** BEGIN Material **

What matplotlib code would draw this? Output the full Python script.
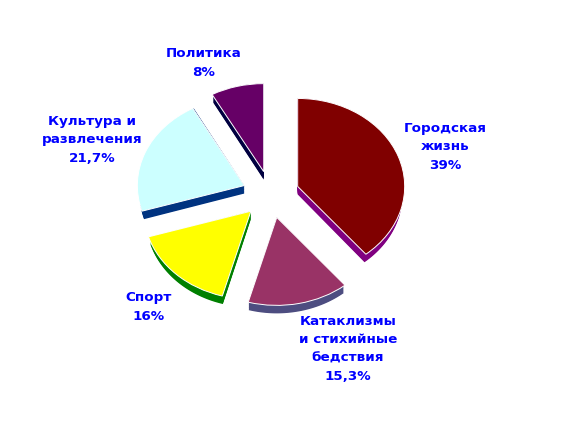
import numpy as np
import matplotlib
matplotlib.use("Agg")
import matplotlib.pyplot as plt
from matplotlib.patches import Wedge, Polygon

# ==========================================
# Data
# ==========================================

categories = ["Городская\nжизнь", "Катаклизмы\nи стихийные\nбедствия", "Спорт",
              "Культура и\nразвлечения", "Политика"]
value_labels = ["39%", "15,3%", "16%", "21,7%", "8%"]
values = [39, 15.3, 16, 21.7, 8]
top_colors = ["#800000", "#993366", "#FFFF00", "#CCFFFF", "#660066"]
side_colors = ["#800080", "#4D4D80", "#008000", "#003380", "#000040"]

# ==========================================
# Settings
# ==========================================

WIDTH, HEIGHT = 567, 431
CENTER_X, CENTER_Y = 270.8, 195.4
RADIUS_X, RADIUS_Y = 107, 88
EXPLODE = 0.267
DEPTH = 8 / RADIUS_Y
WALL_SHRINK = 0.98
TEXT_BLUE = "#0000FF"
LABEL_POS = [(445, 147), (348, 349), (149, 307), (92, 140), (204, 63)]

fig = plt.figure(figsize=(WIDTH / 100, HEIGHT / 100), dpi=100)
ax = fig.add_axes([0, 0, 1, 1])
ax.set_xlim(-CENTER_X / RADIUS_X, (WIDTH - CENTER_X) / RADIUS_X)
ax.set_ylim((CENTER_Y - HEIGHT) / RADIUS_Y, CENTER_Y / RADIUS_Y)
ax.axis("off")

# angles run clockwise from 12 o'clock, in percent of the pie
edges = np.concatenate([[0], np.cumsum(values)])

for i in range(len(values)):
    a1 = 90 - edges[i + 1] * 3.6
    a2 = 90 - edges[i] * 3.6
    mid = np.deg2rad((a1 + a2) / 2)
    cx = EXPLODE * np.cos(mid)
    cy = EXPLODE * np.sin(mid)

    # side wall, stacked downwards, a bit narrower so it fades out at the sides
    arc = np.deg2rad(np.linspace(a1, a2, 80))
    for d in np.linspace(DEPTH, 0, 12):
        xs = np.concatenate([[cx], cx + WALL_SHRINK * np.cos(arc)])
        ys = np.concatenate([[cy - d], cy - d + np.sin(arc)])
        ax.add_patch(Polygon(np.column_stack([xs, ys]), fc=side_colors[i], ec="none"))

    ax.add_patch(Wedge((cx, cy), 1, a1, a2, fc=top_colors[i], ec="white", lw=0.7))

for pos, name, val in zip(LABEL_POS, categories, value_labels):
    fig.text(pos[0] / WIDTH, 1 - pos[1] / HEIGHT, name + "\n" + val,
             ha="center", va="center", color=TEXT_BLUE, fontsize=9.7,
             fontweight="bold", family="DejaVu Sans", linespacing=1.55)

fig.savefig("out.png", dpi=100, facecolor="white")
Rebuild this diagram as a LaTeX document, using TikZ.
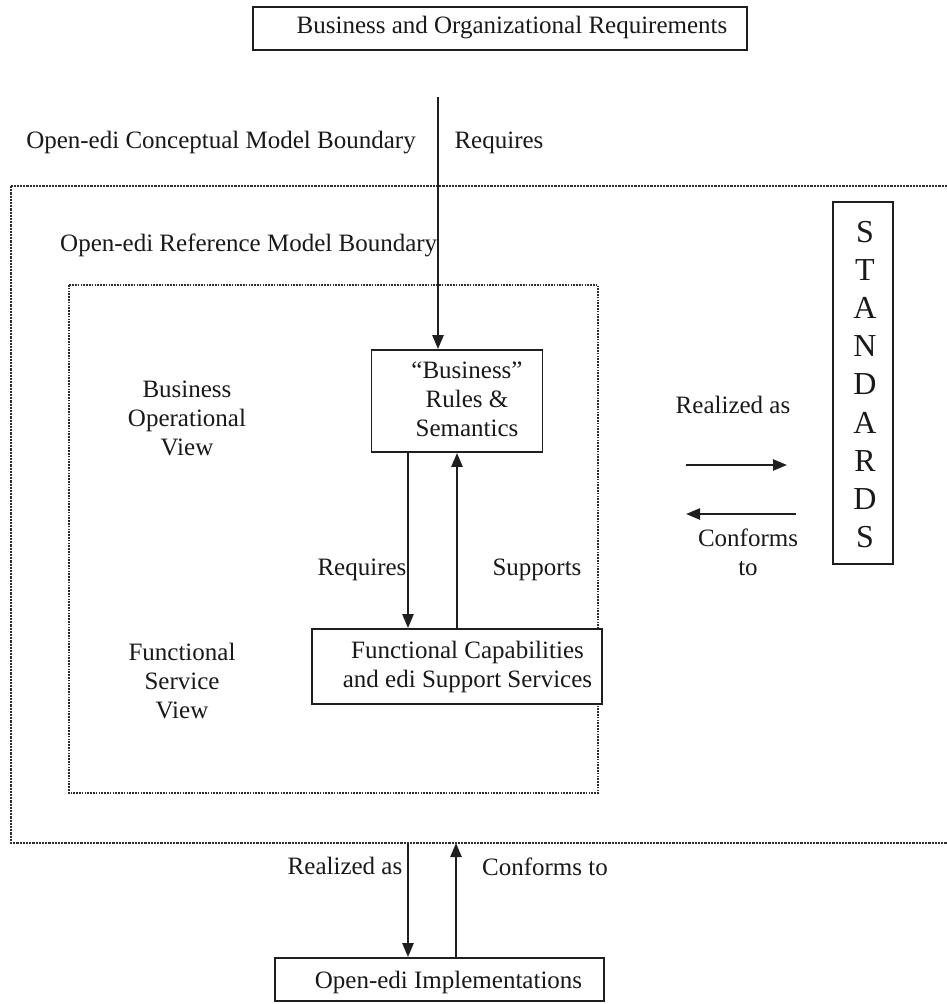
\documentclass[tikz,border=0pt]{standalone}
\usepackage{fontspec}
\setmainfont{Liberation Serif}
\usetikzlibrary{arrows.meta}
\begin{document}
\begin{tikzpicture}[x=1pt,y=-1pt,
  boxnode/.style={draw=black!88, line width=1.8pt, fill=white, inner sep=0pt},
  txt/.style={inner sep=0pt, font=\fontsize{25}{29}\selectfont, text=black!90, align=center},
  bigtxt/.style={inner sep=0pt, font=\fontsize{32}{38.2}\selectfont, text=black!90, align=center},
  flow/.style={draw=black!88, line width=2.4pt, -{Triangle[length=14pt,width=11pt]}},
  boundary/.style={draw=black!82, line width=2.4pt, dash pattern=on 2.2pt off 1pt},
  innerboundary/.style={draw=black!82, line width=2pt, dash pattern=on 1.6pt off 1.2pt}]
\clip (0,0) rectangle (947,1004);
\fill[white] (0,0) rectangle (947,1004);

% helper columns for the vertical connectors
\coordinate (colA) at (408,0);
\coordinate (colB) at (457,0);

% top requirement box
\node[boxnode, minimum width=494pt, minimum height=43pt] (bor) at (500,28.5) {};
\node[txt] (bortext) at (512,28) {Business and Organizational Requirements};

% conceptual model boundary
\coordinate (reqstart) at (438,97);
\node[txt] (concept) at (221,143) {Open-edi Conceptual Model Boundary};
\node[txt] (reqtop) at (499,143) {Requires};
\draw[boundary] (11,186) rectangle (990,843);

% reference model boundary
\node[txt, anchor=west] (reflabel) at (60,245) {Open-edi Reference Model Boundary};
\draw[innerboundary] (69,285) rectangle (598,793);

% business rules box
\node[boxnode, minimum width=171pt, minimum height=102pt] (brs) at (457,401) {};
\node[txt] (brstext) at (467,399) {“Business”\\Rules \&\\Semantics};
\draw[flow] (reqstart) -- (reqstart |- brs.north);

% views
\node[txt] (bov) at (187,418) {Business\\Operational\\View};
\node[txt] (fsv) at (182,681) {Functional\\Service\\View};

% functional services box
\node[boxnode, minimum width=290pt, minimum height=75pt] (fcs) at (457,666.5) {};
\node[txt] (fcstext) at (467.5,667) {Functional Capabilities\\and edi Support Services};
\draw[flow] (brs.south -| colA) -- (fcs.north -| colA);
\draw[flow] (fcs.north -| colB) -- (brs.south -| colB);
\node[txt] (reqmid) at (362,570) {Requires};
\node[txt] (supp) at (537,570) {Supports};

% standards
\node[boxnode, minimum width=60pt, minimum height=362pt] (std) at (863,383) {};
\node[bigtxt] (stdtext) at (865,384.5) {S\\T\\A\\N\\D\\A\\R\\D\\S};
\coordinate (raStart) at (686,465);
\coordinate (raEnd) at (787,465);
\coordinate (cfStart) at (796,514);
\coordinate (cfEnd) at (686,514);
\draw[flow] (raStart) -- (raEnd);
\draw[flow] (cfStart) -- (cfEnd);
\node[txt] (realright) at (733,405) {Realized as};
\node[txt] (confright) at (748,552) {Conforms\\to};

% implementations
\coordinate (bndA) at (408,843);
\coordinate (bndB) at (456,843);
\node[boxnode, minimum width=329pt, minimum height=43pt] (impl) at (439.5,979.5) {};
\node[txt] (impltext) at (448.5,982) {Open-edi Implementations};
\draw[flow] (bndA) -- (bndA |- impl.north);
\draw[flow] (impl.north -| bndB) -- (bndB);
\node[txt] (realbot) at (345,866) {Realized as};
\node[txt] (confbot) at (545,867) {Conforms to};
\end{tikzpicture}
\end{document}
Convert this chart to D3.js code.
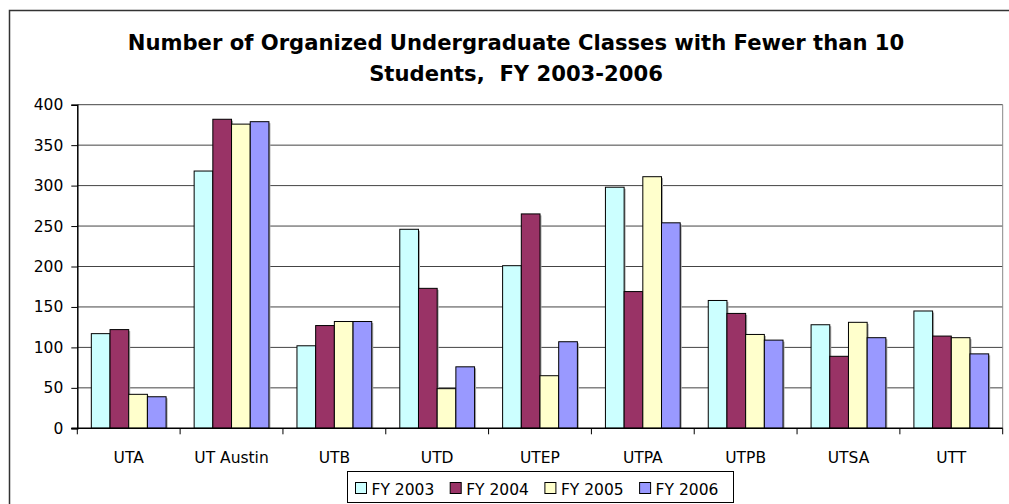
<!DOCTYPE html>
<html>
<head>
<meta charset="utf-8">
<script src="https://cdn.jsdelivr.net/npm/d3@7"></script>
<style>
  body { margin: 0; background: #fff; }
  svg { display: block; font-family: "DejaVu Sans", Verdana, sans-serif; }
</style>
</head>
<body>
<script>
"use strict";

// chart data
const campuses = ["UTA", "UT Austin", "UTB", "UTD", "UTEP", "UTPA", "UTPB", "UTSA", "UTT"];
const years = ["FY 2003", "FY 2004", "FY 2005", "FY 2006"];
const fy2003 = [117, 318, 102, 246, 201, 298, 158, 128, 145];
const fy2004 = [122, 382, 127, 173, 265, 169, 142, 89, 114];
const fy2005 = [42, 376, 132, 49, 65, 311, 116, 131, 112];
const fy2006 = [39, 379, 132, 76, 107, 254, 109, 112, 92];
const yTicks = [0, 50, 100, 150, 200, 250, 300, 350, 400];
const colors = ["#CCFFFF", "#993366", "#FFFFCC", "#9999FF"];

const seriesValues = [fy2003, fy2004, fy2005, fy2006];

const W = 1009, H = 504;
const plot = {left: 77.3, right: 1002.7, top: 104.7, bottom: 428.3};

const svg = d3.select("body").append("svg")
    .attr("width", W)
    .attr("height", H);

// outer chart frame
svg.append("rect")
    .attr("x", 9.5).attr("y", 10.5)
    .attr("width", 1010).attr("height", 510)
    .attr("fill", "#fff")
    .attr("stroke", "#333")
    .attr("stroke-width", 1.5);

// title
const title = svg.append("text")
    .attr("text-anchor", "middle")
    .attr("font-weight", "bold")
    .attr("font-size", 20)
    .attr("fill", "#000")
    .style("white-space", "pre");
title.append("tspan").attr("x", 516).attr("y", 50)
    .text("Number of Organized Undergraduate Classes with Fewer than 10");
title.append("tspan").attr("x", 516).attr("y", 81)
    .text("Students,  FY 2003-2006");
// squeeze to the reference width
const tw = title.node().getBBox().width;
title.attr("font-size", 20 * 777 / tw);

let x = d3.scaleBand()
    .domain(campuses)
    .range([plot.left, plot.right]);

let x1 = d3.scaleBand()
    .domain(years)
    .range([0, x.bandwidth()])
    .paddingOuter(0.75);

let y = d3.scaleLinear()
    .domain([0, 400])
    .range([plot.bottom, plot.top]);

// gridlines
svg.append("g")
    .selectAll("line")
    .data(yTicks.filter(d => d > 0))
    .enter()
    .append("line")
    .attr("x1", plot.left).attr("x2", plot.right)
    .attr("y1", d => y(d)).attr("y2", d => y(d))
    .attr("stroke", "#444")
    .attr("stroke-width", 1);

// right border of plot area
svg.append("line")
    .attr("x1", plot.right).attr("x2", plot.right)
    .attr("y1", plot.top).attr("y2", plot.bottom)
    .attr("stroke", "#888");

// bars
const groups = svg.append("g")
    .selectAll("g")
    .data(campuses)
    .enter()
    .append("g")
    .attr("transform", d => "translate(" + x(d) + ",0)");

years.forEach(function(yr, s){
    groups.append("rect")
        .attr("x", x1(yr) + 1.5)
        .attr("y", (d, i) => y(seriesValues[s][i]) + 1.5)
        .attr("width", x1.bandwidth())
        .attr("height", (d, i) => plot.bottom - y(seriesValues[s][i]) - 1.5)
        .attr("fill", "#aaa");
    groups.append("rect")
        .attr("x", x1(yr))
        .attr("y", (d, i) => y(seriesValues[s][i]))
        .attr("width", x1.bandwidth())
        .attr("height", (d, i) => plot.bottom - y(seriesValues[s][i]))
        .attr("fill", colors[s])
        .attr("stroke", "#000")
        .attr("stroke-width", 1);
});

// y axis
let yAxis = d3.axisLeft(y)
    .tickValues(yTicks)
    .tickSize(6)
    .tickPadding(8);
const yg = svg.append("g")
    .attr("transform", "translate(" + plot.left + ",0)")
    .call(yAxis);
yg.select(".domain").attr("stroke", "#000").attr("stroke-width", 1.5);
yg.selectAll(".tick line").attr("stroke", "#000");
yg.selectAll("text")
    .attr("font-family", "DejaVu Sans")
    .attr("font-size", 15.5)
    .attr("fill", "#000");

// x axis: line, boundary ticks, centred labels
svg.append("line")
    .attr("x1", plot.left - 6).attr("x2", plot.right)
    .attr("y1", plot.bottom).attr("y2", plot.bottom)
    .attr("stroke", "#000").attr("stroke-width", 1.5);

svg.append("g")
    .selectAll("line")
    .data(campuses.concat(["end"]))
    .enter()
    .append("line")
    .attr("x1", (d, i) => plot.left + i * x.step())
    .attr("x2", (d, i) => plot.left + i * x.step())
    .attr("y1", plot.bottom).attr("y2", plot.bottom + 6)
    .attr("stroke", "#000");

svg.append("g")
    .selectAll("text")
    .data(campuses)
    .enter()
    .append("text")
    .attr("x", d => x(d) + x.bandwidth() / 2)
    .attr("y", 462.5)
    .attr("text-anchor", "middle")
    .attr("font-size", 15.5)
    .attr("fill", "#000")
    .text(d => d);

// legend
const legend = svg.append("g");
legend.append("rect")
    .attr("x", 347.5).attr("y", 471.5)
    .attr("width", 386).attr("height", 31)
    .attr("fill", "#fff")
    .attr("stroke", "#000");

const items = legend.selectAll("g")
    .data(years)
    .enter()
    .append("g")
    .attr("transform", (d, i) => "translate(" + (355 + i * 94.7) + ",0)");
items.append("rect")
    .attr("x", 0.5).attr("y", 482.5)
    .attr("width", 11).attr("height", 11)
    .attr("fill", (d, i) => colors[i])
    .attr("stroke", "#000");
items.append("text")
    .attr("x", 16.5)
    .attr("y", 494.5)
    .attr("font-size", 15.5)
    .attr("fill", "#000")
    .text(d => d);
</script>
</body>
</html>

** END Material **

Compute the number of lines above that contain the string "code". Reply with that value only.

> _Correct result_: 2